■ Work instructions:
Write out the opening lines of the data word for word, up to and including the line with "49, 45, 24];", and leave every picture and every later line out.

■ Given material:
━━━━

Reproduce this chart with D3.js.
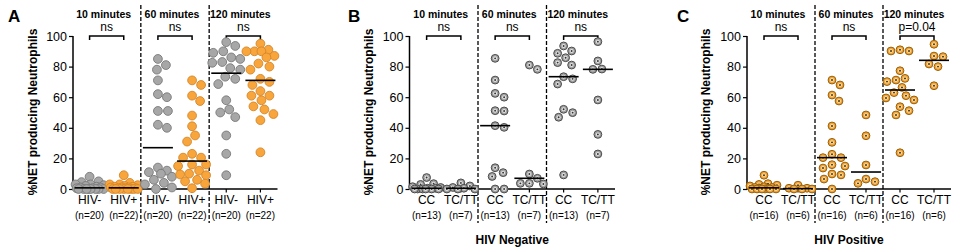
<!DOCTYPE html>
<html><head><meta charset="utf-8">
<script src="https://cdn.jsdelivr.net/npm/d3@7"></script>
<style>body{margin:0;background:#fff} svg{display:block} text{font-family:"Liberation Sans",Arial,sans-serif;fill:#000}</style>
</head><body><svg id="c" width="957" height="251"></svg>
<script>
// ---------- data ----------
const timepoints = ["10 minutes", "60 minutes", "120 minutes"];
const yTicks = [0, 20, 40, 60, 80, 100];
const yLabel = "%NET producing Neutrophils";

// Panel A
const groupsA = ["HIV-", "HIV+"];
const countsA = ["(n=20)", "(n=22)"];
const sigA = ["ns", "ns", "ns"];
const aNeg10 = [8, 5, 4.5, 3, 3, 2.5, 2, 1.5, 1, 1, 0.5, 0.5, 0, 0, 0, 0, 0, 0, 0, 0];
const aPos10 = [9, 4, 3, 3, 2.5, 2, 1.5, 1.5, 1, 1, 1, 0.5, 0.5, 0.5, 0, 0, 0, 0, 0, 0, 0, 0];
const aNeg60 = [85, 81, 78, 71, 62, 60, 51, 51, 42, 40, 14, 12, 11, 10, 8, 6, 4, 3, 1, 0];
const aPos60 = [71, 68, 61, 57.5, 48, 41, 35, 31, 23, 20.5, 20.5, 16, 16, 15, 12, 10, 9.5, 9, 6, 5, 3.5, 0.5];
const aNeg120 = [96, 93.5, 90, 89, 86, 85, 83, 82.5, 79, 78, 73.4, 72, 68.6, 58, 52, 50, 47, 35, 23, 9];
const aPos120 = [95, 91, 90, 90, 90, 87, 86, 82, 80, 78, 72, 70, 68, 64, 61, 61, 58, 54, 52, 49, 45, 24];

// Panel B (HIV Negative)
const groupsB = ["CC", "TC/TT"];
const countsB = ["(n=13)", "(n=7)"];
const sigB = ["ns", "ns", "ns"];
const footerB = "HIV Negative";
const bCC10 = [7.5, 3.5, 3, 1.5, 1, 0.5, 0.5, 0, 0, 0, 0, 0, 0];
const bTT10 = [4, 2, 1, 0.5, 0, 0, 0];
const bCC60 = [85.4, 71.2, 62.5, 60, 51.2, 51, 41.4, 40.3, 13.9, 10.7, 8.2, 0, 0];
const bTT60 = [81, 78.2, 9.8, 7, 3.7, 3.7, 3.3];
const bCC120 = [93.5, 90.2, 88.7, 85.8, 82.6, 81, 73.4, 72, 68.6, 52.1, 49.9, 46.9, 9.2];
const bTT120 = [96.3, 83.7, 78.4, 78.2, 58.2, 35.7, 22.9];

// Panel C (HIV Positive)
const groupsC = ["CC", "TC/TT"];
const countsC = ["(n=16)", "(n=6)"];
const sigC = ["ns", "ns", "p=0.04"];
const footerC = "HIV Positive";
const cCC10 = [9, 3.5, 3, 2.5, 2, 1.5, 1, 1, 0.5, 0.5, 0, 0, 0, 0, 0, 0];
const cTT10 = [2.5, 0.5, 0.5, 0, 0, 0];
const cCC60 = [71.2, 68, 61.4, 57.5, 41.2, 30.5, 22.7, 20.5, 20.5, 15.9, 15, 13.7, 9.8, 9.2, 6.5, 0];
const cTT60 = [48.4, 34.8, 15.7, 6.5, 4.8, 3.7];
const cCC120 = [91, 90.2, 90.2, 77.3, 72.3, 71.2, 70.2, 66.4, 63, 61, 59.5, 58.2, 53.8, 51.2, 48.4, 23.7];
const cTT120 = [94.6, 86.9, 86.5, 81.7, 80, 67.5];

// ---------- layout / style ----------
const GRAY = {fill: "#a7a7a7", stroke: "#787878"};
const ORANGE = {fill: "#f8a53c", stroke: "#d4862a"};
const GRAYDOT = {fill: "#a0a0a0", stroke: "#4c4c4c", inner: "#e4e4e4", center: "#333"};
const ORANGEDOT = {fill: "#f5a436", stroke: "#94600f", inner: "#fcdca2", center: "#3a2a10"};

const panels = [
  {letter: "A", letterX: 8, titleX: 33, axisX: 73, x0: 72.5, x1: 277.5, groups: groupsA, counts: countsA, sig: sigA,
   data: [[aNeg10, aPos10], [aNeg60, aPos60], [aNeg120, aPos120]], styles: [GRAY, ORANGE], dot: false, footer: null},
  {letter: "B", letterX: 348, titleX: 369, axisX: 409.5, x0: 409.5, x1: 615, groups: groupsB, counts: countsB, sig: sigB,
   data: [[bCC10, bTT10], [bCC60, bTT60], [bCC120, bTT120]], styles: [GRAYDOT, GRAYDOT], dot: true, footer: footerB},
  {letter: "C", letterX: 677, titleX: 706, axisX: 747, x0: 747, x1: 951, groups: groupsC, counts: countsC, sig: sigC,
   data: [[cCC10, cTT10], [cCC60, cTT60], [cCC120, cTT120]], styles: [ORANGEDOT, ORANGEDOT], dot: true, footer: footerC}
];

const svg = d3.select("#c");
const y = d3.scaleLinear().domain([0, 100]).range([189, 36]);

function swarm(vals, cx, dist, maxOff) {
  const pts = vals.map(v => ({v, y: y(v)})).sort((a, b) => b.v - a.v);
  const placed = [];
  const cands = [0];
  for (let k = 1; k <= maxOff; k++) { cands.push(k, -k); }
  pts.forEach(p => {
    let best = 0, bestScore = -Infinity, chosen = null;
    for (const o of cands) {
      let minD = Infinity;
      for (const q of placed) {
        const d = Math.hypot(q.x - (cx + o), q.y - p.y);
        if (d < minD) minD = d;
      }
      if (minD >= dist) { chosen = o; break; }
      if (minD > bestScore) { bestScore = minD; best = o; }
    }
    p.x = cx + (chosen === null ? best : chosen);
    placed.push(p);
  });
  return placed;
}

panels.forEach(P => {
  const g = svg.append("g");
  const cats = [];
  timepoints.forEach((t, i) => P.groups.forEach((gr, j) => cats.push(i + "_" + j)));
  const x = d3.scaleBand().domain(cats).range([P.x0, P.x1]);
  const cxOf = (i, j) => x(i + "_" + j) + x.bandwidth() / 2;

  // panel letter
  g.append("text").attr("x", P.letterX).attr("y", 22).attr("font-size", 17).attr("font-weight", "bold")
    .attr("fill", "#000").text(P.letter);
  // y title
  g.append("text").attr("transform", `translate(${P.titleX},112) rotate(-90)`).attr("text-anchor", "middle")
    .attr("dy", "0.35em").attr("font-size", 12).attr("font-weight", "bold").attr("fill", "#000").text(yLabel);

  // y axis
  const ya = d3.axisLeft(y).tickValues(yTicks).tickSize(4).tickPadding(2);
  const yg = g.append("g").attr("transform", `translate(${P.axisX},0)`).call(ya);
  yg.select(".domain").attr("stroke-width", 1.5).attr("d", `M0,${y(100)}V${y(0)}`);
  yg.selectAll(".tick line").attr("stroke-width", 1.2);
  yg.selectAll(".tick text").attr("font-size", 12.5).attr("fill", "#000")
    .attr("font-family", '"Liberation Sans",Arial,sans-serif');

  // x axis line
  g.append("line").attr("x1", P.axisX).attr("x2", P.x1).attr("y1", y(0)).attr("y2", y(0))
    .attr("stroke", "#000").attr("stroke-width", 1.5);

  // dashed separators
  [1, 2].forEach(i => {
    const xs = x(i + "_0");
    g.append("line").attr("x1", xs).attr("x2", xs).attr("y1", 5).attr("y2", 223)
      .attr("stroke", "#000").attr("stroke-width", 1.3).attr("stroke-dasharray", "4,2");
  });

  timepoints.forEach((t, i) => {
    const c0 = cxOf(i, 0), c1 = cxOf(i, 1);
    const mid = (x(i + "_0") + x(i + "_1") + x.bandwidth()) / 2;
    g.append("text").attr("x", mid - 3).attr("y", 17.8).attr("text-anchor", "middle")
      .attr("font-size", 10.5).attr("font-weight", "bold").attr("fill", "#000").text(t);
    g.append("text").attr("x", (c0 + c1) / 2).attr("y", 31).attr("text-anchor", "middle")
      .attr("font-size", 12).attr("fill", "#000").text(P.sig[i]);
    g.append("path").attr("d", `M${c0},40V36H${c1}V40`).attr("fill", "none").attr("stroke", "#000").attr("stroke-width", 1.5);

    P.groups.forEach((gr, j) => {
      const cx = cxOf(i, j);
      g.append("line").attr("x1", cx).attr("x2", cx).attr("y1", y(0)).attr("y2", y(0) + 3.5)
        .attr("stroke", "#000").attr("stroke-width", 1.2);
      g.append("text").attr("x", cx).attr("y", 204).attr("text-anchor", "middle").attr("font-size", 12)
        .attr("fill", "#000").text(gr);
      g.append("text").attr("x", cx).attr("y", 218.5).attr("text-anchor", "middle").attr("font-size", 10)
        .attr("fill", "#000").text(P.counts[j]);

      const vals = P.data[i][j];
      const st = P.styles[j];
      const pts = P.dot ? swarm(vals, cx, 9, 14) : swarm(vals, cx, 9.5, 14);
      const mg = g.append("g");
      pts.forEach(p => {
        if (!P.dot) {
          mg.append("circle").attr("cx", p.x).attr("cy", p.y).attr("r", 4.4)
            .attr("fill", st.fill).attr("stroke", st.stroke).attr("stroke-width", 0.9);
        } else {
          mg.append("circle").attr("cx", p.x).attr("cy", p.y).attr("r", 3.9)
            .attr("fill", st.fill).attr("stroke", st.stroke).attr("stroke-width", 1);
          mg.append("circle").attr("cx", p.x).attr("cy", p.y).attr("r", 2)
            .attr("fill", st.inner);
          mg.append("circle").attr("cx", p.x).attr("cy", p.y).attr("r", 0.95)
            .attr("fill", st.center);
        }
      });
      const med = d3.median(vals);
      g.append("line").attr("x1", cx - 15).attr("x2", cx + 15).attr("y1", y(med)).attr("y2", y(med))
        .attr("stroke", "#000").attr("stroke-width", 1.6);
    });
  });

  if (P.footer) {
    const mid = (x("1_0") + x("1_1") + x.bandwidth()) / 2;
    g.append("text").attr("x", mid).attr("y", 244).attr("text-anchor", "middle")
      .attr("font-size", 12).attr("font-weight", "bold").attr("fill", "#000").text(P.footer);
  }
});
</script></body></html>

━━━━

■ Output for this task:
Reproduce this chart with D3.js.
<!DOCTYPE html>
<html><head><meta charset="utf-8">
<script src="https://cdn.jsdelivr.net/npm/d3@7"></script>
<style>body{margin:0;background:#fff} svg{display:block} text{font-family:"Liberation Sans",Arial,sans-serif;fill:#000}</style>
</head><body><svg id="c" width="957" height="251"></svg>
<script>
// ---------- data ----------
const timepoints = ["10 minutes", "60 minutes", "120 minutes"];
const yTicks = [0, 20, 40, 60, 80, 100];
const yLabel = "%NET producing Neutrophils";

// Panel A
const groupsA = ["HIV-", "HIV+"];
const countsA = ["(n=20)", "(n=22)"];
const sigA = ["ns", "ns", "ns"];
const aNeg10 = [8, 5, 4.5, 3, 3, 2.5, 2, 1.5, 1, 1, 0.5, 0.5, 0, 0, 0, 0, 0, 0, 0, 0];
const aPos10 = [9, 4, 3, 3, 2.5, 2, 1.5, 1.5, 1, 1, 1, 0.5, 0.5, 0.5, 0, 0, 0, 0, 0, 0, 0, 0];
const aNeg60 = [85, 81, 78, 71, 62, 60, 51, 51, 42, 40, 14, 12, 11, 10, 8, 6, 4, 3, 1, 0];
const aPos60 = [71, 68, 61, 57.5, 48, 41, 35, 31, 23, 20.5, 20.5, 16, 16, 15, 12, 10, 9.5, 9, 6, 5, 3.5, 0.5];
const aNeg120 = [96, 93.5, 90, 89, 86, 85, 83, 82.5, 79, 78, 73.4, 72, 68.6, 58, 52, 50, 47, 35, 23, 9];
const aPos120 = [95, 91, 90, 90, 90, 87, 86, 82, 80, 78, 72, 70, 68, 64, 61, 61, 58, 54, 52, 49, 45, 24];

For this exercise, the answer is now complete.